> Task
Copy each line below exactly and leave the pictures out.

# # # #

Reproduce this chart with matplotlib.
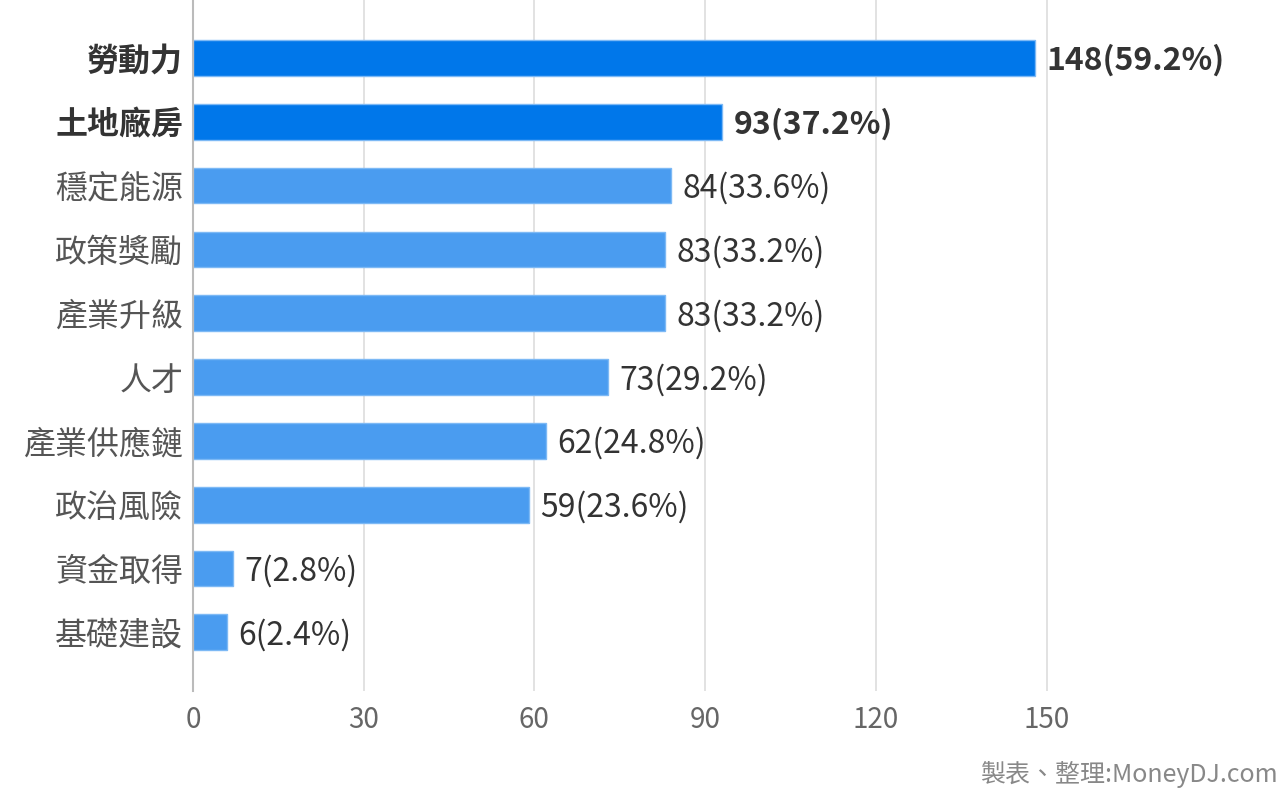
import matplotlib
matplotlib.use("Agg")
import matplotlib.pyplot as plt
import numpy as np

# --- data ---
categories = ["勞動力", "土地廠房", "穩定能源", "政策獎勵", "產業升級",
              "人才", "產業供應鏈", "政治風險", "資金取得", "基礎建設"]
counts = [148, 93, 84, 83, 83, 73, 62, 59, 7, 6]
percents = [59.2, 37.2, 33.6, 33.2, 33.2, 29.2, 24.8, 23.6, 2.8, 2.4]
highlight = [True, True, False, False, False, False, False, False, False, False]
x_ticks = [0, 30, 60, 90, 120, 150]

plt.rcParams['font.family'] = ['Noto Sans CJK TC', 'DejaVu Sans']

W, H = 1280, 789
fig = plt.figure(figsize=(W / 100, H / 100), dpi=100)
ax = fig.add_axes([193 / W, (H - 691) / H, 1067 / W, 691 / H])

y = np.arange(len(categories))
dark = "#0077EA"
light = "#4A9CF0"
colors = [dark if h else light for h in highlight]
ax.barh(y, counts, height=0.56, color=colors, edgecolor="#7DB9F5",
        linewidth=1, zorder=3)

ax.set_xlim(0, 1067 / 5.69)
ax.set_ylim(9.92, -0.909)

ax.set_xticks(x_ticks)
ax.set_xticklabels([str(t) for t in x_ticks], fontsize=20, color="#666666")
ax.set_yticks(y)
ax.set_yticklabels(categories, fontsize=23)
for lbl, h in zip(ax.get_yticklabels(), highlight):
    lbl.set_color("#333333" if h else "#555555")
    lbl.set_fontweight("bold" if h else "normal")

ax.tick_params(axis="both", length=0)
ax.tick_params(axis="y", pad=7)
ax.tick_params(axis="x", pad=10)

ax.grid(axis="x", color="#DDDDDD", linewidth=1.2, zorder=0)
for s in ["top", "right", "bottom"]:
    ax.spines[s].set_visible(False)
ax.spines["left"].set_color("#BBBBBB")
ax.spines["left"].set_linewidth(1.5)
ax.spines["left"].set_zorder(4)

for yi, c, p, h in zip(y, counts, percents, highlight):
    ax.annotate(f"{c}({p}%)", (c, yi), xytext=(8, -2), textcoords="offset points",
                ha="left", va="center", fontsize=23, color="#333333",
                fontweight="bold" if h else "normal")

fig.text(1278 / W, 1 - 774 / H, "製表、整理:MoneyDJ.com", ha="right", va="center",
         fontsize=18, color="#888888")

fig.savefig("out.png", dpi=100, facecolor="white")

# # # #

> Exercise answer
Reproduce this chart with matplotlib.
import matplotlib
matplotlib.use("Agg")
import matplotlib.pyplot as plt
import numpy as np

# --- data ---
categories = ["勞動力", "土地廠房", "穩定能源", "政策獎勵", "產業升級",
              "人才", "產業供應鏈", "政治風險", "資金取得", "基礎建設"]
counts = [148, 93, 84, 83, 83, 73, 62, 59, 7, 6]
percents = [59.2, 37.2, 33.6, 33.2, 33.2, 29.2, 24.8, 23.6, 2.8, 2.4]
highlight = [True, True, False, False, False, False, False, False, False, False]
x_ticks = [0, 30, 60, 90, 120, 150]

plt.rcParams['font.family'] = ['Noto Sans CJK TC', 'DejaVu Sans']

W, H = 1280, 789
fig = plt.figure(figsize=(W / 100, H / 100), dpi=100)
ax = fig.add_axes([193 / W, (H - 691) / H, 1067 / W, 691 / H])

y = np.arange(len(categories))
dark = "#0077EA"
light = "#4A9CF0"
colors = [dark if h else light for h in highlight]
ax.barh(y, counts, height=0.56, color=colors, edgecolor="#7DB9F5",
        linewidth=1, zorder=3)

ax.set_xlim(0, 1067 / 5.69)
ax.set_ylim(9.92, -0.909)

ax.set_xticks(x_ticks)
ax.set_xticklabels([str(t) for t in x_ticks], fontsize=20, color="#666666")
ax.set_yticks(y)
ax.set_yticklabels(categories, fontsize=23)
for lbl, h in zip(ax.get_yticklabels(), highlight):
    lbl.set_color("#333333" if h else "#555555")
    lbl.set_fontweight("bold" if h else "normal")

ax.tick_params(axis="both", length=0)
ax.tick_params(axis="y", pad=7)
ax.tick_params(axis="x", pad=10)

ax.grid(axis="x", color="#DDDDDD", linewidth=1.2, zorder=0)
for s in ["top", "right", "bottom"]:
    ax.spines[s].set_visible(False)
ax.spines["left"].set_color("#BBBBBB")
ax.spines["left"].set_linewidth(1.5)
ax.spines["left"].set_zorder(4)

for yi, c, p, h in zip(y, counts, percents, highlight):
    ax.annotate(f"{c}({p}%)", (c, yi), xytext=(8, -2), textcoords="offset points",
                ha="left", va="center", fontsize=23, color="#333333",
                fontweight="bold" if h else "normal")

fig.text(1278 / W, 1 - 774 / H, "製表、整理:MoneyDJ.com", ha="right", va="center",
         fontsize=18, color="#888888")

fig.savefig("out.png", dpi=100, facecolor="white")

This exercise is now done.